The program, already piloted in Calgary, Bonnyville, Valleyview, Athabasca and St. Paul for six months, is expected to divert 15 per cent of patient transports away from emergency medical services (EMS) so they can respond to about 70 more transports per day once the program is implemented across Alberta.
The move is being made to improve EMS response times and open up acute care beds more quickly for Albertans waiting in the emergency department.
Curtis Schaefer, assistant deputy chief with Red Deer Emergency Services, said it should help with hospital wait times.
He said alternative transportation has been around for a while in Red Deer, but not specifically to move patients out of hospital on a more regular basis.
“Any step is a positive step, and I think this is an important one to help move patients in and out of the hospital without using frontline emergency ambulances to do it,” Schaefer said.
“In a system as busy and at capacity on a regular basis, this can only help us.”
Alternative transportation, for things like transporting patients home, will include community shuttles, wheelchair-accessible taxis and other locally available options.
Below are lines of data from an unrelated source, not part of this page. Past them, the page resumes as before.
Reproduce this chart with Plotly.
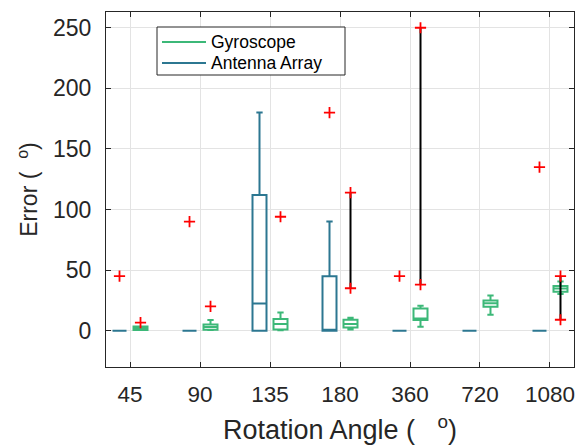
import plotly.graph_objects as go

# Rotation angles (categories on the x axis)
angles = ["45", "90", "135", "180", "360", "720", "1080"]

# Antenna Array error statistics (degrees)
ant_q1 = [0, 0, 0, 0, 0, 0, 0]
ant_median = [0, 0, 22.5, 0, 0, 0, 0]
ant_q3 = [0, 0, 112, 45, 0, 0, 0]
ant_low = [0, 0, 0, 0, 0, 0, 0]
ant_high = [0, 0, 180, 90, 0, 0, 0]
ant_outlier_angle = ["45", "90", "180", "360", "1080"]
ant_outlier_value = [45, 90, 180, 45, 135]

# Gyroscope error statistics (degrees)
gyr_q1 = [0.5, 0.8, 1.0, 2.5, 8.8, 19.8, 32.2]
gyr_median = [2.0, 3.0, 5.5, 5.5, 10.0, 22.6, 34.7]
gyr_q3 = [3.5, 5.0, 9.7, 9.0, 18.2, 24.8, 36.9]
gyr_low = [0.5, 0.5, 0.3, 1.0, 3.3, 13.2, 30.3]
gyr_high = [3.5, 8.8, 15.0, 10.7, 20.6, 29.0, 40.5]
gyr_outlier_angle = ["45", "90", "135"]
gyr_outlier_value = [6.6, 20, 94]
# Gyroscope outlier pairs joined by a line: angle, low, high
gyr_span_angle = ["180", "360", "1080"]
gyr_span_low = [35, 38, 9]
gyr_span_high = [114, 250, 45]

# Legend entries
legend_names = ["Gyroscope", "Antenna Array"]

ANT_COLOR = "#2c7791"
GYR_COLOR = "#3cb878"
OFFSET = 0.15
BOX_W = 0.2

W, H = 579, 448
M_L, M_R, M_T, M_B = 106, 5, 12, 81
PLOT_W = W - M_L - M_R
PLOT_H = H - M_T - M_B


def px_x(px):
    return (px - M_L) / PLOT_W


def px_y(py):
    return (H - M_B - py) / PLOT_H


pos = {a: i + 1 for i, a in enumerate(angles)}

fig = go.Figure()

fig.add_trace(go.Box(
    x=[pos[a] - OFFSET for a in angles],
    q1=ant_q1, median=ant_median, q3=ant_q3,
    lowerfence=ant_low, upperfence=ant_high,
    width=BOX_W, whiskerwidth=0.45, name=legend_names[1],
    line=dict(color=ANT_COLOR, width=2),
    fillcolor="rgba(0,0,0,0)", showlegend=False, hoverinfo="skip",
))
fig.add_trace(go.Box(
    x=[pos[a] + OFFSET for a in angles],
    q1=gyr_q1, median=gyr_median, q3=gyr_q3,
    lowerfence=gyr_low, upperfence=gyr_high,
    width=BOX_W, whiskerwidth=0.45, name=legend_names[0],
    line=dict(color=GYR_COLOR, width=2),
    fillcolor="rgba(0,0,0,0)", showlegend=False, hoverinfo="skip",
))

# joined outlier spans
for a, lo, hi in zip(gyr_span_angle, gyr_span_low, gyr_span_high):
    fig.add_trace(go.Scatter(
        x=[pos[a] + OFFSET, pos[a] + OFFSET], y=[lo, hi],
        mode="lines", line=dict(color="black", width=2),
        showlegend=False, hoverinfo="skip",
    ))

out_x = ([pos[a] - OFFSET for a in ant_outlier_angle]
         + [pos[a] + OFFSET for a in gyr_outlier_angle]
         + [pos[a] + OFFSET for a in gyr_span_angle] * 2)
out_y = ant_outlier_value + gyr_outlier_value + gyr_span_low + gyr_span_high
fig.add_trace(go.Scatter(
    x=out_x, y=out_y, mode="markers",
    marker=dict(symbol="cross-thin", size=8, line=dict(color="red", width=1.8)),
    showlegend=False, hoverinfo="skip",
))

# legend box drawn in the upper left of the axes
shapes = [dict(type="rect", xref="paper", yref="paper",
               x0=px_x(157), x1=px_x(345), y0=px_y(75), y1=px_y(27),
               line=dict(color="#262626", width=1), fillcolor="white", layer="above")]
annotations = []
for name, color, row_y in zip(legend_names, [GYR_COLOR, ANT_COLOR], [42, 63]):
    shapes.append(dict(type="line", xref="paper", yref="paper",
                       x0=px_x(162), x1=px_x(206), y0=px_y(row_y), y1=px_y(row_y),
                       line=dict(color=color, width=2), layer="above"))
    annotations.append(dict(text=name, xref="paper", yref="paper",
                            x=px_x(209), y=px_y(row_y), xanchor="left", yanchor="middle",
                            showarrow=False, font=dict(size=17.5, color="black")))

axis_common = dict(
    showline=True, linecolor="#262626", linewidth=1, mirror="ticks",
    ticks="inside", ticklen=5, tickcolor="#262626",
    showgrid=True, gridcolor="#e3e3e3", gridwidth=1,
    zeroline=False,
)

fig.update_layout(
    width=W, height=H,
    margin=dict(l=M_L, r=M_R, t=M_T, b=M_B),
    paper_bgcolor="white", plot_bgcolor="white",
    font=dict(family="Liberation Sans, Arial, sans-serif", color="#262626"),
    boxmode="overlay", showlegend=False,
    shapes=shapes, annotations=annotations,
    xaxis=dict(
        range=[0.657, 7.343], tickvals=list(range(1, len(angles) + 1)),
        ticktext=angles, ticklabelstandoff=7,
        tickfont=dict(size=22.5, color="#262626"),
        title=dict(text="Rotation Angle (   <sup>o</sup>)", font=dict(size=27), standoff=14),
        **axis_common,
    ),
    yaxis=dict(
        range=[-30, 263], tickvals=[0, 50, 100, 150, 200, 250],
        ticklabelstandoff=9,
        tickfont=dict(size=23, color="#262626"),
        title=dict(text="Error (  <sup>o</sup>)", font=dict(size=23), standoff=8),
        **axis_common,
    ),
)

fig.write_html("out.html")
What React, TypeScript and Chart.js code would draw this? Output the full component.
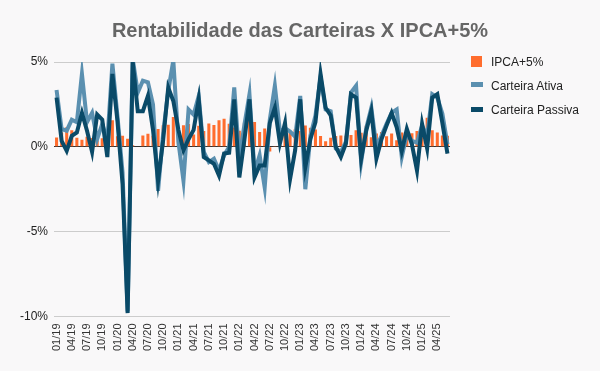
import React, { useEffect, useRef } from 'react';
import { Chart, registerables } from 'chart.js';
Chart.register(...registerables);

const months = [
  '01/19','02/19','03/19','04/19','05/19','06/19','07/19','08/19','09/19','10/19','11/19','12/19',
  '01/20','02/20','03/20','04/20','05/20','06/20','07/20','08/20','09/20','10/20','11/20','12/20',
  '01/21','02/21','03/21','04/21','05/21','06/21','07/21','08/21','09/21','10/21','11/21','12/21',
  '01/22','02/22','03/22','04/22','05/22','06/22','07/22','08/22','09/22','10/22','11/22','12/22',
  '01/23','02/23','03/23','04/23','05/23','06/23','07/23','08/23','09/23','10/23','11/23','12/23',
  '01/24','02/24','03/24','04/24','05/24','06/24','07/24','08/24','09/24','10/24','11/24','12/24',
  '01/25','02/25','03/25','04/25','05/25','06/25',
];

const ipca5 = [
  0.55, 0.84, 1.16, 0.98, 0.54, 0.42, 0.60, 0.52, 0.37, 0.51, 0.92, 1.56,
  0.62, 0.66, 0.48, 0.10, 0.03, 0.67, 0.77, 0.65, 1.05, 1.27, 1.30, 1.76,
  0.66, 1.27, 1.34, 0.72, 1.24, 0.94, 1.37, 1.28, 1.57, 1.66, 1.36, 1.14,
  0.95, 1.42, 2.03, 1.47, 0.88, 1.08, -0.27, 0.05, 0.12, 1.00, 0.82, 1.03,
  0.94, 1.25, 1.12, 1.02, 0.64, 0.33, 0.53, 0.64, 0.67, 0.65, 0.69, 0.97,
  0.83, 1.24, 0.57, 0.79, 0.87, 0.62, 0.79, 0.39, 0.85, 0.97, 0.80, 0.93,
  0.57, 1.72, 0.97, 0.84, 0.67, 0.65,
];

const carteiraAtiva = [
  3.35, 1.05, 0.95, 1.6, 1.45, 4.3, 1.45, 2.0, 0.45, 1.35, 0.35, 4.9,
  1.8, -1.5, -9.7, 5.2, 3.2, 3.9, 3.8, 2.5, -2.6, 0.8, 3.3, 5.1,
  0.3, -2.0, 2.2, 1.9, 3.0, -0.3, -0.9, -0.7, -1.4, -0.5, 0.0, 3.5,
  -0.7, 1.3, 3.1, -1.5, -0.5, -2.4, 1.6, 3.6, 0.9, 1.1, 0.9, 0.6,
  3.0, -2.5, 0.65, 1.85, 4.1, 2.2, 2.1, -0.1, -0.3, 0.3, 3.2, 3.6,
  -0.9, 1.1, 2.3, 0.0, 0.65, 1.35, 2.0, 2.2, -0.6, 0.75, 0.35, 0.25,
  1.25, 0.65, 3.1, 2.9, 1.95, 0.15,
];

const carteiraPassiva = [
  2.9, 0.35, -0.24, 0.65, 0.85, 2.0, 0.95, -0.3, 1.9, 1.6, -0.6, 4.3,
  1.5, -2.2, -9.8, 5.0, 2.1, 2.1, 3.0, 1.0, -2.0, 0.4, 3.5, 2.7,
  1.0, -0.2, 0.45, 1.0, 2.8, -0.6, -0.8, -1.0, -1.7, -0.4, -0.35, 2.8,
  -1.8, 0.4, 2.8, -1.8, -1.1, -1.1, 1.4, 2.3, 0.2, 1.4, -1.9, -0.2,
  2.8, -1.2, 0.45, 1.45, 4.3, 2.3, 1.85, 0.0, -0.6, 0.2, 3.1, 2.9,
  -0.7, 0.95, 2.1, -0.7, 0.45, 1.25, 2.0, 1.15, -0.25, 1.05, 0.15, -1.4,
  1.35, -0.1, 2.9, 3.1, 1.4, -0.4,
];

const yTickValues = [-10, -5, 0, 5];

const ORANGE = '#ff6d2e';
const LIGHT = '#5b90b0';
const DARK = '#0a4a68';
const FAMILY = "'Liberation Sans', Arial, sans-serif";

export default function App() {
  const ref = useRef<HTMLCanvasElement>(null);
  useEffect(() => {
    const chart = new Chart(ref.current as HTMLCanvasElement, {
      type: 'bar',
      data: {
        labels: months,
        datasets: [
          {
            type: 'bar',
            label: 'IPCA+5%',
            data: ipca5,
            backgroundColor: ORANGE,
            categoryPercentage: 1,
            barPercentage: 0.6,
            order: 3,
          } as any,
          {
            type: 'line',
            label: 'Carteira Ativa',
            data: carteiraAtiva,
            borderColor: LIGHT,
            backgroundColor: LIGHT,
            borderWidth: 4,
            pointRadius: 0,
            tension: 0,
            fill: false,
            order: 2,
          } as any,
          {
            type: 'line',
            label: 'Carteira Passiva',
            data: carteiraPassiva,
            borderColor: DARK,
            backgroundColor: DARK,
            borderWidth: 4,
            pointRadius: 0,
            tension: 0,
            fill: false,
            order: 1,
          } as any,
        ],
      },
      options: {
        responsive: false,
        animation: false,
        layout: { padding: { left: 14, right: 150, top: 62, bottom: 13 } },
        plugins: {
          legend: { display: false },
          title: { display: false },
          tooltip: { enabled: false },
        },
        scales: {
          x: {
            grid: { display: false, drawTicks: false },
            border: { display: false },
            ticks: {
              autoSkip: false,
              maxRotation: 90,
              minRotation: 90,
              padding: 7,
              color: '#333',
              font: { size: 11, family: FAMILY },
              callback: (_v: any, i: number) => (i % 3 === 0 ? months[i] : ''),
            },
          },
          y: {
            min: -10,
            max: 5,
            afterBuildTicks: (axis: any) => {
              axis.ticks = yTickValues.map((v) => ({ value: v }));
            },
            grid: {
              drawTicks: false,
              color: (ctx: any) => (ctx.tick && ctx.tick.value === 0 ? '#333' : '#cccccc'),
            },
            border: { display: false },
            ticks: {
              padding: 6,
              color: '#222',
              font: { size: 12, family: FAMILY },
              callback: (v: any) => v + '%',
            },
          },
        },
      } as any,
    });
    return () => chart.destroy();
  }, []);

  const legendText: React.CSSProperties = {
    position: 'absolute',
    left: 491,
    font: `12px ${FAMILY}`,
    lineHeight: '12px',
    color: '#222',
    whiteSpace: 'nowrap',
  };

  return (
    <div style={{ position: 'absolute', left: 0, top: 0, width: 600, height: 371, background: '#f9f8f9', overflow: 'hidden' }}>
      <canvas ref={ref} width={600} height={371} style={{ position: 'absolute', left: 0, top: 0, width: 600, height: 371 }} />
      <div style={{ position: 'absolute', left: 0, top: 20, width: 600, textAlign: 'center', font: `bold 20px ${FAMILY}`, lineHeight: '20px', color: '#666' }}>
        Rentabilidade das Carteiras X IPCA+5%
      </div>
      <div style={{ position: 'absolute', left: 471, top: 56, width: 11, height: 11, background: ORANGE }} />
      <div style={{ ...legendText, top: 56 }}>IPCA+5%</div>
      <div style={{ position: 'absolute', left: 471, top: 82, width: 12, height: 5, background: LIGHT }} />
      <div style={{ ...legendText, top: 80 }}>Carteira Ativa</div>
      <div style={{ position: 'absolute', left: 471, top: 107, width: 12, height: 5, background: DARK }} />
      <div style={{ ...legendText, top: 104 }}>Carteira Passiva</div>
    </div>
  );
}
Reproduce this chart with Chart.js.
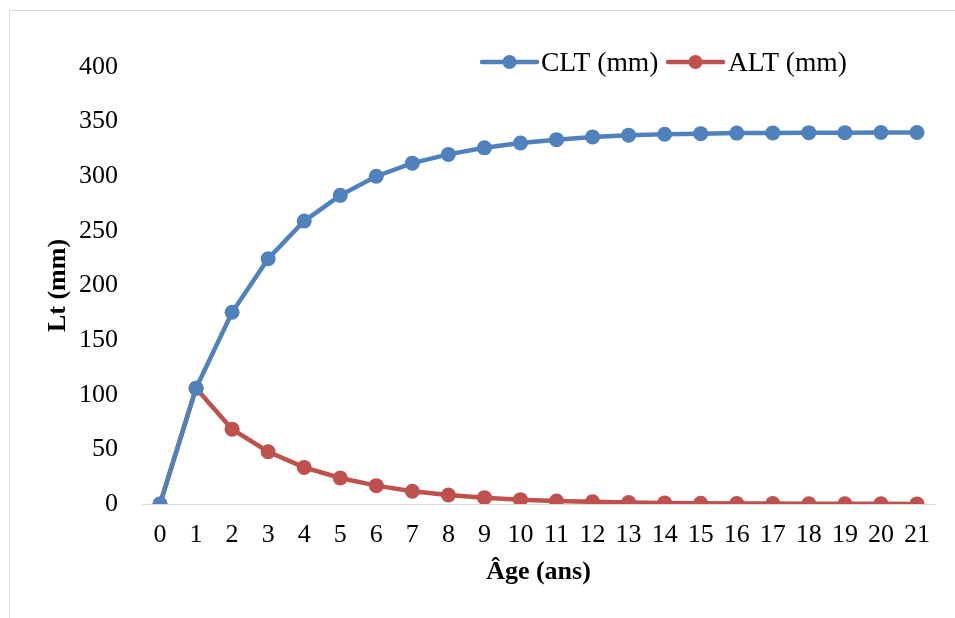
<!DOCTYPE html>
<html>
<head>
<meta charset="utf-8">
<script src="https://cdn.jsdelivr.net/npm/chart.js@4/dist/chart.umd.min.js"></script>
<style>
  html, body { margin: 0; padding: 0; background: #ffffff; }
  #wrap { width: 955px; height: 618px; position: relative; }
</style>
</head>
<body>
<div id="wrap"><canvas id="c" width="955" height="618"></canvas></div>
<script>
const ages = ['0','1','2','3','4','5','6','7','8','9','10','11','12','13','14','15','16','17','18','19','20','21'];
const cltValues = [0, 106, 175.5, 224.5, 259, 282.5, 300, 312, 320, 326, 330.5, 333.5, 336, 337.6, 338.4, 339, 339.5, 339.7, 339.9, 339.9, 340, 340];
const altValues = [0, 106, 68.5, 47.8, 33.5, 23.8, 16.8, 11.7, 8.2, 5.8, 4.0, 2.8, 2.0, 1.4, 1.0, 0.7, 0.5, 0.35, 0.25, 0.17, 0.12, 0.08];
const yTicks = [0, 50, 100, 150, 200, 250, 300, 350, 400];
const seriesLabels = ['CLT (mm)', 'ALT (mm)'];
const xTitle = 'Âge (ans)';
const yTitle = 'Lt (mm)';

const BLUE = '#4F81BD';
const RED = '#C0504D';
const FONT = '"Liberation Serif", "Times New Roman", serif';

const framePlugin = {
  id: 'frame',
  beforeDraw(chart) {
    const ctx = chart.ctx;
    ctx.save();
    ctx.strokeStyle = '#d9d9d9';
    ctx.lineWidth = 1;
    ctx.beginPath();
    ctx.moveTo(9.5, 618);
    ctx.lineTo(9.5, 10.5);
    ctx.lineTo(955, 10.5);
    ctx.stroke();
    ctx.restore();
  }
};

const legendPlugin = {
  id: 'customLegend',
  afterDraw(chart) {
    const ctx = chart.ctx;
    const items = [
      { lineX0: 482, lineX1: 537, textX: 541 },
      { lineX0: 668, lineX1: 723, textX: 728 }
    ];
    const cy = 62;
    ctx.save();
    chart.data.datasets.forEach((ds, i) => {
      const it = items[i];
      ctx.strokeStyle = ds.borderColor;
      ctx.lineWidth = 4.5;
      ctx.lineCap = 'round';
      ctx.beginPath();
      ctx.moveTo(it.lineX0, cy);
      ctx.lineTo(it.lineX1, cy);
      ctx.stroke();
      ctx.fillStyle = ds.backgroundColor;
      ctx.beginPath();
      ctx.arc((it.lineX0 + it.lineX1) / 2, cy, 7, 0, Math.PI * 2);
      ctx.fill();
      ctx.fillStyle = '#000000';
      ctx.font = '27.5px ' + FONT;
      ctx.textAlign = 'left';
      ctx.textBaseline = 'alphabetic';
      ctx.fillText(ds.label, it.textX, 71);
    });
    ctx.restore();
  }
};

new Chart(document.getElementById('c'), {
  type: 'line',
  data: {
    labels: ages,
    datasets: [
      {
        label: seriesLabels[0],
        data: cltValues,
        borderColor: BLUE,
        backgroundColor: BLUE,
        borderWidth: 4.5,
        pointRadius: 7.5,
        pointBorderWidth: 0,
        pointBackgroundColor: BLUE,
        tension: 0
      },
      {
        label: seriesLabels[1],
        data: altValues,
        borderColor: RED,
        backgroundColor: RED,
        borderWidth: 4.5,
        pointRadius: 7.5,
        pointBorderWidth: 0,
        pointBackgroundColor: RED,
        tension: 0
      }
    ]
  },
  options: {
    responsive: false,
    animation: false,
    devicePixelRatio: 1,
    layout: { padding: { left: 10, right: 20, top: 67, bottom: 0 } },
    plugins: {
      legend: { display: false },
      tooltip: { enabled: false }
    },
    scales: {
      x: {
        type: 'category',
        offset: true,
        grid: { display: true, drawOnChartArea: false, drawTicks: false },
        border: { display: true, color: '#d9d9d9', width: 1 },
        ticks: {
          color: '#000000',
          font: { family: FONT, size: 26 },
          padding: 16,
          maxRotation: 0,
          autoSkip: false
        },
        title: {
          display: true,
          text: xTitle,
          color: '#000000',
          font: { family: FONT, size: 26, weight: 'bold' },
          padding: { top: 0, bottom: 30 }
        },
        afterFit(scale) { scale.height = 114; }
      },
      y: {
        min: 0,
        max: 400,
        afterBuildTicks(scale) { scale.ticks = yTicks.map(v => ({ value: v })); },
        grid: { display: false, drawTicks: false },
        border: { display: false },
        ticks: {
          color: '#000000',
          font: { family: FONT, size: 26 },
          padding: 24
        },
        title: {
          display: true,
          text: yTitle,
          color: '#000000',
          font: { family: FONT, size: 26, weight: 'bold' },
          padding: { top: 33, bottom: 0 }
        },
        afterFit(scale) { scale.width = 132; }
      }
    }
  },
  plugins: [framePlugin, legendPlugin]
});
</script>
</body>
</html>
Each zone will have a list of providers that would be available to all hospitals.
Health-care staff and physicians will use provincial guidelines and clinical judgment to determine if a patient is able to use alternative transportation options.
Alberta Health Services (AHS) will cover the cost of transportation for patients who are financially unable to do so.
Health Minister Jason Copping said the normal process now is for individuals to pay for non-medical transport and it’s important that cost is not a barrier.
NDP health critic David Shepherd said the UCP government is looking to further privatize the health care system by reaching out to private contractors to provide alternate transportation. One of the UCP’s first steps to improve the EMS system is based on Albertans paying out of pocket.
“It’s a disturbing trend for this government and one I think we need to watch closely,” Shepherd said.
He called the UCP’s response to the EMS crisis “grossly inadequate” and did not address the significant staffing shortage throughout the health system, including paramedics and emergency room staff.
Shepherd said the government has completely ignored the issues paramedics want addressed: getting off shift on time, offering full-time positions to part-time and casual paramedics, and more harm reduction services to reduce the number of overdose calls for ambulances.
“The bottom line is we do not have enough paramedics. To recruit and retain more paramedics we need to treat the ones we have better.”